Step 4: Train the Model (Fitting)

  • Concept: Training is the core learning phase. During this step, the algorithm systematically processes the training data (X_train and y_train) to learn the optimal internal parameters that map the features to the target. For a Decision Tree, this involves determining the most effective series of if/then rules.
  • API Implementation: scikit-learn has a remarkably consistent API. The training process for virtually every algorithm is executed using the .fit() method. The call is model.fit(X_train, y_train). After this step is complete, the model object now contains the learned parameters.

Step 5: Generate Predictions

  • Concept: Once the model has been trained, it can be used to make predictions on new, unseen data. The first application of this is to generate predictions for our held-back testing set (X_test) so we can evaluate its performance.
  • API Implementation: Predictions are generated using the .predict() method: predictions = model.predict(X_test). The output is an array of predicted values, one for each observation in X_test.

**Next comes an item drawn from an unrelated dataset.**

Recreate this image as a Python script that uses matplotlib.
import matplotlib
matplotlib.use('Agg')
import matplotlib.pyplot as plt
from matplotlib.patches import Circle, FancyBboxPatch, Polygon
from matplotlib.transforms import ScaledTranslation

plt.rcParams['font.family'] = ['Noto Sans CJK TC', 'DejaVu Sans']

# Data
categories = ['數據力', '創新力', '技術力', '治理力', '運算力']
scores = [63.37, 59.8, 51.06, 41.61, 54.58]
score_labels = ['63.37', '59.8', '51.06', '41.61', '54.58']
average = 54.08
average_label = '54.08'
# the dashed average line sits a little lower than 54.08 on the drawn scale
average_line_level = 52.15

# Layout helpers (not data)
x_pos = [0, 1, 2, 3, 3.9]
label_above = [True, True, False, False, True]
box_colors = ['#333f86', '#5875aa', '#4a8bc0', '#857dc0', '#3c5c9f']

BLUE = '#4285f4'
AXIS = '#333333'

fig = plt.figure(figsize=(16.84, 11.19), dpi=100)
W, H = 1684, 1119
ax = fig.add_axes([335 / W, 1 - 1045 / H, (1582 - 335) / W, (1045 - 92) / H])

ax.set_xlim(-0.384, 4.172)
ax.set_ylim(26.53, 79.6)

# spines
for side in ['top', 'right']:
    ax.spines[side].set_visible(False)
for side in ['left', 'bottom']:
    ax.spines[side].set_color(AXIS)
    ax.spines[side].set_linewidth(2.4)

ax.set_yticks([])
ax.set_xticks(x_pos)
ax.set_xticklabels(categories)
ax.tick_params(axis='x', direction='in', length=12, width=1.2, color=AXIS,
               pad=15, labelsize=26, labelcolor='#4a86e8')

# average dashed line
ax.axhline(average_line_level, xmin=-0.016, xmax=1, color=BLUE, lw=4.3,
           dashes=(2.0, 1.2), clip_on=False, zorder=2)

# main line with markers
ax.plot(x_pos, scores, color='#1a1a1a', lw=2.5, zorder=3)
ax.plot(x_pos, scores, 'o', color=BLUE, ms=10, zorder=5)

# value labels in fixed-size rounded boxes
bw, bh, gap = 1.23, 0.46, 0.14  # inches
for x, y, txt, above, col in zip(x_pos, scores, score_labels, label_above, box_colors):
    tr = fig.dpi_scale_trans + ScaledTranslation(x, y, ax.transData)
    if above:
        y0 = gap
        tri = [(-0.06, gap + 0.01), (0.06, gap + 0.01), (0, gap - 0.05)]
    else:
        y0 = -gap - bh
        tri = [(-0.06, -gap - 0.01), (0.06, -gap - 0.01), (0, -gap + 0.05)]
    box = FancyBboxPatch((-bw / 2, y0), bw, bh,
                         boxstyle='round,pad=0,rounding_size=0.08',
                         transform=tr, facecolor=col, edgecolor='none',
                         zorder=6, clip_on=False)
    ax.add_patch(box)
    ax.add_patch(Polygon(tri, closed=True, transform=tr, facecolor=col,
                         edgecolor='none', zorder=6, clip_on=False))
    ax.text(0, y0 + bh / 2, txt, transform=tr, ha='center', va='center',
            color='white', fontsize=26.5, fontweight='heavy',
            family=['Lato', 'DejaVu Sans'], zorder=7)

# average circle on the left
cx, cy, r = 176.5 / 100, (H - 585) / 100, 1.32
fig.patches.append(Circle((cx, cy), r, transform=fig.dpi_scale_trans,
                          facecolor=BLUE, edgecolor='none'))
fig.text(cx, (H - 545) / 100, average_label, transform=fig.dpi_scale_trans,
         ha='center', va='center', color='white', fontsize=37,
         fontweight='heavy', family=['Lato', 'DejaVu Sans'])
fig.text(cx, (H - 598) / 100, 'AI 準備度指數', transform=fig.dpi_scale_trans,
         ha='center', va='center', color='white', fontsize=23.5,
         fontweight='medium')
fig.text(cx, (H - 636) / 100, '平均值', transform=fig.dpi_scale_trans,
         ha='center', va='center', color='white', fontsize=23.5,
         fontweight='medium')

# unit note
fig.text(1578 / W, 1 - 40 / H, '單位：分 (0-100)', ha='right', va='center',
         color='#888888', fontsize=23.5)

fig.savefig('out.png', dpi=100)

Step 6: Evaluate Model Performance

  • Concept: This final step quantifies the model's quality and business value. By comparing the model's predictions to the actual values (y_test), we can calculate performance metrics. This evaluation reveals how well the model is likely to perform in production and exposes potential issues like overfitting—a condition where the model performs well on training data but poorly on new data because it has memorized noise rather than learning the true underlying signal.
  • API Implementation: The sklearn.metrics module contains a wide range of evaluation functions. For a classification task, a common starting point is accuracy_score. It is called as accuracy_score(y_test, predictions) and returns the proportion of correct predictions.

The Iterative Nature of the Workflow

It is critical to understand that the six steps outlined above represent a single cycle within a larger, iterative and exploratory process. In a business context, a model is rarely built once and then forgotten. The workflow is continuously repeated to refine performance, adapt to new information, and meet evolving business demands.

The initial model developed serves as a baseline. From there, data science teams iterate through the workflow to improve upon this baseline. This cyclical process is driven by several factors:

  • Model & Hyperparameter Experimentation: The first choice of algorithm and its settings is just a starting point. Subsequent iterations will involve testing different algorithms and tuning their hyperparameters to improve predictive performance.

  • Evolving Data Landscape: The data available to an organization is not static. New data sources may become available, or the statistical properties of the input data can change over time (a concept known as "data drift"), requiring the model to be retrained or redesigned.

  • Shifting Business Requirements: The initial problem definition or performance expectation may change. Stakeholders might request a model that prioritizes a different metric (e.g., shifting focus from overall accuracy to minimizing a specific type of error), or the required performance threshold for deployment might be raised.

  • Changing Infrastructure: The availability of new compute infrastructure or more efficient software libraries can enable the use of more complex and powerful models that were previously not feasible.

Therefore, view the modeling workflow not as a linear path to a final answer, but as a systematic framework for continuous improvement and adaptation in a dynamic environment. The skills learned here allow you to execute each cycle with rigor and efficiency.